— start GIVEN INFORMATION —

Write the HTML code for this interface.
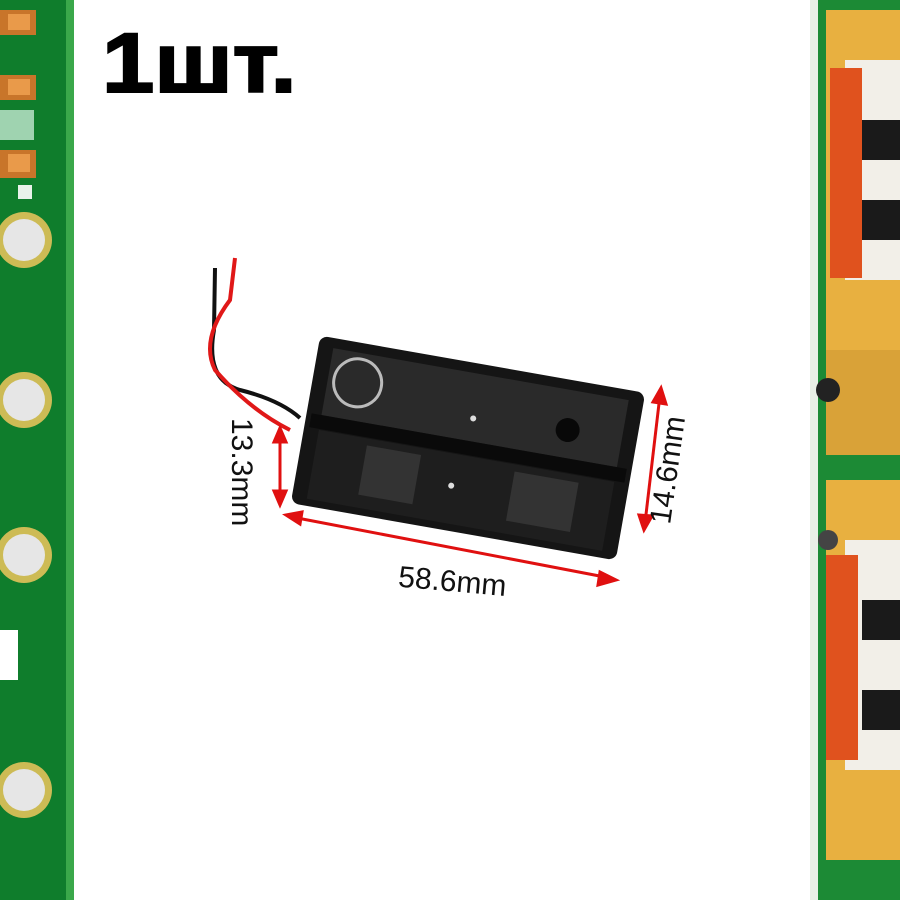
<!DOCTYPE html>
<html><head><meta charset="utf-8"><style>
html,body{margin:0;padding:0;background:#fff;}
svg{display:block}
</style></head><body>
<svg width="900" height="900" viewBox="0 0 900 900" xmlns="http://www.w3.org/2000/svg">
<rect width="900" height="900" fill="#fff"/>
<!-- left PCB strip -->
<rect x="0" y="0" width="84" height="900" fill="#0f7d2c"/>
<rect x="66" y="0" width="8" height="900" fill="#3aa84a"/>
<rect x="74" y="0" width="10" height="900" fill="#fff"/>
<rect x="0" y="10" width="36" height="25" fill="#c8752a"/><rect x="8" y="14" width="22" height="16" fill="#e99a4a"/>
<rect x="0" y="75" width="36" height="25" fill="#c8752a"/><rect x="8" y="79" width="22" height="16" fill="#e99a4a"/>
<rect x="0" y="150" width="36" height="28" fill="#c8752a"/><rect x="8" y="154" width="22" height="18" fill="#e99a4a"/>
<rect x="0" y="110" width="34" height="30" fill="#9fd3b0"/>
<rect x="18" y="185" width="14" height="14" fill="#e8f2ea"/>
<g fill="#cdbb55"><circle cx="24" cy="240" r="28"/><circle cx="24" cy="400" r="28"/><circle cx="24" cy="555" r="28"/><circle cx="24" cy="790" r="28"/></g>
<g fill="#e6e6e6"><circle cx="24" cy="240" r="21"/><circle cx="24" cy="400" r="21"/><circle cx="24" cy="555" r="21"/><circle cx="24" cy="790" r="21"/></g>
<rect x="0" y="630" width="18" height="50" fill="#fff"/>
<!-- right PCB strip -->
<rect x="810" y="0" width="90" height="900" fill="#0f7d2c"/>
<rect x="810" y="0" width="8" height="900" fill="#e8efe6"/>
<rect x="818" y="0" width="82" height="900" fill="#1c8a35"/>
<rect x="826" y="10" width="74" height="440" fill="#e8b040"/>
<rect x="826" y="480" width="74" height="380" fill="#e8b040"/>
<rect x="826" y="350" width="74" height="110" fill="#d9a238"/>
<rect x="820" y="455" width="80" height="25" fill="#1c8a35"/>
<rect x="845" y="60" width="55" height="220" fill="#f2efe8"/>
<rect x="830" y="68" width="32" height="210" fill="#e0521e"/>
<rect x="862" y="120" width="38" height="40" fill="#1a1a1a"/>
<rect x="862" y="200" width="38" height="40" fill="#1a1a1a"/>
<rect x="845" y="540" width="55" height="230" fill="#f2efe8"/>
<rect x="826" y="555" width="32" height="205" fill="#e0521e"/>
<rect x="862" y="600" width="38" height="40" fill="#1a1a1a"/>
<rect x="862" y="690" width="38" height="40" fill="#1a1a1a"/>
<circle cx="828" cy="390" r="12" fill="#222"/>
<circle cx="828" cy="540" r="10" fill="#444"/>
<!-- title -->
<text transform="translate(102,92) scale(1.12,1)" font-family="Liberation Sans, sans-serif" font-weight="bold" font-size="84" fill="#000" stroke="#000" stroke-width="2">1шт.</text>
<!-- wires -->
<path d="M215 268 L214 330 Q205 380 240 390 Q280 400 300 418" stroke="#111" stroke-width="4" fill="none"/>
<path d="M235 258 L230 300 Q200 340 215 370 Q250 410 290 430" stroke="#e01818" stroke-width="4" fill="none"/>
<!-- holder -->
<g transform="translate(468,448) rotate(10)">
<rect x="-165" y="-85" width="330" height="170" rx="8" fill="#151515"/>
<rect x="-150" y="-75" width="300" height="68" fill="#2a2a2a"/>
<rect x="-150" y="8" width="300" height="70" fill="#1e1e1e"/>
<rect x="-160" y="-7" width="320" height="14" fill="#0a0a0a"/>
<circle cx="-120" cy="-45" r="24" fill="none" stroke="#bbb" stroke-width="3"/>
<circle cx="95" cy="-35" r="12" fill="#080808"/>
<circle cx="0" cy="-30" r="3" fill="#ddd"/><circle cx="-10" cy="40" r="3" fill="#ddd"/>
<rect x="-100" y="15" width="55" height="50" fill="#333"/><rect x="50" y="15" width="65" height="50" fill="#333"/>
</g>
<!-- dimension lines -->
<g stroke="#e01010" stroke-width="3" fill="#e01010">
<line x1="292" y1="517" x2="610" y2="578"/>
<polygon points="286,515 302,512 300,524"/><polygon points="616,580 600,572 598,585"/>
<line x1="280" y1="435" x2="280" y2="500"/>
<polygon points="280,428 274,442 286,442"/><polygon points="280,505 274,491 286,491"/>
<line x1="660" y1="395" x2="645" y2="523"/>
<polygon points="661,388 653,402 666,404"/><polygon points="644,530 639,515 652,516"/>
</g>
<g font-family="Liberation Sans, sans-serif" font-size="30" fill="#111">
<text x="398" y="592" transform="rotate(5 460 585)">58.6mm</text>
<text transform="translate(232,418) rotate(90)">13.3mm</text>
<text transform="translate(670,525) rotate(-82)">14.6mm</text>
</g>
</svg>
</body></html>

— end GIVEN INFORMATION —

• _EXERCISE TASK_:
Set the data above down again exactly as given, with no pictures.

• _FINISHED ANSWER_:
Write the HTML code for this interface.
<!DOCTYPE html>
<html><head><meta charset="utf-8"><style>
html,body{margin:0;padding:0;background:#fff;}
svg{display:block}
</style></head><body>
<svg width="900" height="900" viewBox="0 0 900 900" xmlns="http://www.w3.org/2000/svg">
<rect width="900" height="900" fill="#fff"/>
<!-- left PCB strip -->
<rect x="0" y="0" width="84" height="900" fill="#0f7d2c"/>
<rect x="66" y="0" width="8" height="900" fill="#3aa84a"/>
<rect x="74" y="0" width="10" height="900" fill="#fff"/>
<rect x="0" y="10" width="36" height="25" fill="#c8752a"/><rect x="8" y="14" width="22" height="16" fill="#e99a4a"/>
<rect x="0" y="75" width="36" height="25" fill="#c8752a"/><rect x="8" y="79" width="22" height="16" fill="#e99a4a"/>
<rect x="0" y="150" width="36" height="28" fill="#c8752a"/><rect x="8" y="154" width="22" height="18" fill="#e99a4a"/>
<rect x="0" y="110" width="34" height="30" fill="#9fd3b0"/>
<rect x="18" y="185" width="14" height="14" fill="#e8f2ea"/>
<g fill="#cdbb55"><circle cx="24" cy="240" r="28"/><circle cx="24" cy="400" r="28"/><circle cx="24" cy="555" r="28"/><circle cx="24" cy="790" r="28"/></g>
<g fill="#e6e6e6"><circle cx="24" cy="240" r="21"/><circle cx="24" cy="400" r="21"/><circle cx="24" cy="555" r="21"/><circle cx="24" cy="790" r="21"/></g>
<rect x="0" y="630" width="18" height="50" fill="#fff"/>
<!-- right PCB strip -->
<rect x="810" y="0" width="90" height="900" fill="#0f7d2c"/>
<rect x="810" y="0" width="8" height="900" fill="#e8efe6"/>
<rect x="818" y="0" width="82" height="900" fill="#1c8a35"/>
<rect x="826" y="10" width="74" height="440" fill="#e8b040"/>
<rect x="826" y="480" width="74" height="380" fill="#e8b040"/>
<rect x="826" y="350" width="74" height="110" fill="#d9a238"/>
<rect x="820" y="455" width="80" height="25" fill="#1c8a35"/>
<rect x="845" y="60" width="55" height="220" fill="#f2efe8"/>
<rect x="830" y="68" width="32" height="210" fill="#e0521e"/>
<rect x="862" y="120" width="38" height="40" fill="#1a1a1a"/>
<rect x="862" y="200" width="38" height="40" fill="#1a1a1a"/>
<rect x="845" y="540" width="55" height="230" fill="#f2efe8"/>
<rect x="826" y="555" width="32" height="205" fill="#e0521e"/>
<rect x="862" y="600" width="38" height="40" fill="#1a1a1a"/>
<rect x="862" y="690" width="38" height="40" fill="#1a1a1a"/>
<circle cx="828" cy="390" r="12" fill="#222"/>
<circle cx="828" cy="540" r="10" fill="#444"/>
<!-- title -->
<text transform="translate(102,92) scale(1.12,1)" font-family="Liberation Sans, sans-serif" font-weight="bold" font-size="84" fill="#000" stroke="#000" stroke-width="2">1шт.</text>
<!-- wires -->
<path d="M215 268 L214 330 Q205 380 240 390 Q280 400 300 418" stroke="#111" stroke-width="4" fill="none"/>
<path d="M235 258 L230 300 Q200 340 215 370 Q250 410 290 430" stroke="#e01818" stroke-width="4" fill="none"/>
<!-- holder -->
<g transform="translate(468,448) rotate(10)">
<rect x="-165" y="-85" width="330" height="170" rx="8" fill="#151515"/>
<rect x="-150" y="-75" width="300" height="68" fill="#2a2a2a"/>
<rect x="-150" y="8" width="300" height="70" fill="#1e1e1e"/>
<rect x="-160" y="-7" width="320" height="14" fill="#0a0a0a"/>
<circle cx="-120" cy="-45" r="24" fill="none" stroke="#bbb" stroke-width="3"/>
<circle cx="95" cy="-35" r="12" fill="#080808"/>
<circle cx="0" cy="-30" r="3" fill="#ddd"/><circle cx="-10" cy="40" r="3" fill="#ddd"/>
<rect x="-100" y="15" width="55" height="50" fill="#333"/><rect x="50" y="15" width="65" height="50" fill="#333"/>
</g>
<!-- dimension lines -->
<g stroke="#e01010" stroke-width="3" fill="#e01010">
<line x1="292" y1="517" x2="610" y2="578"/>
<polygon points="286,515 302,512 300,524"/><polygon points="616,580 600,572 598,585"/>
<line x1="280" y1="435" x2="280" y2="500"/>
<polygon points="280,428 274,442 286,442"/><polygon points="280,505 274,491 286,491"/>
<line x1="660" y1="395" x2="645" y2="523"/>
<polygon points="661,388 653,402 666,404"/><polygon points="644,530 639,515 652,516"/>
</g>
<g font-family="Liberation Sans, sans-serif" font-size="30" fill="#111">
<text x="398" y="592" transform="rotate(5 460 585)">58.6mm</text>
<text transform="translate(232,418) rotate(90)">13.3mm</text>
<text transform="translate(670,525) rotate(-82)">14.6mm</text>
</g>
</svg>
</body></html>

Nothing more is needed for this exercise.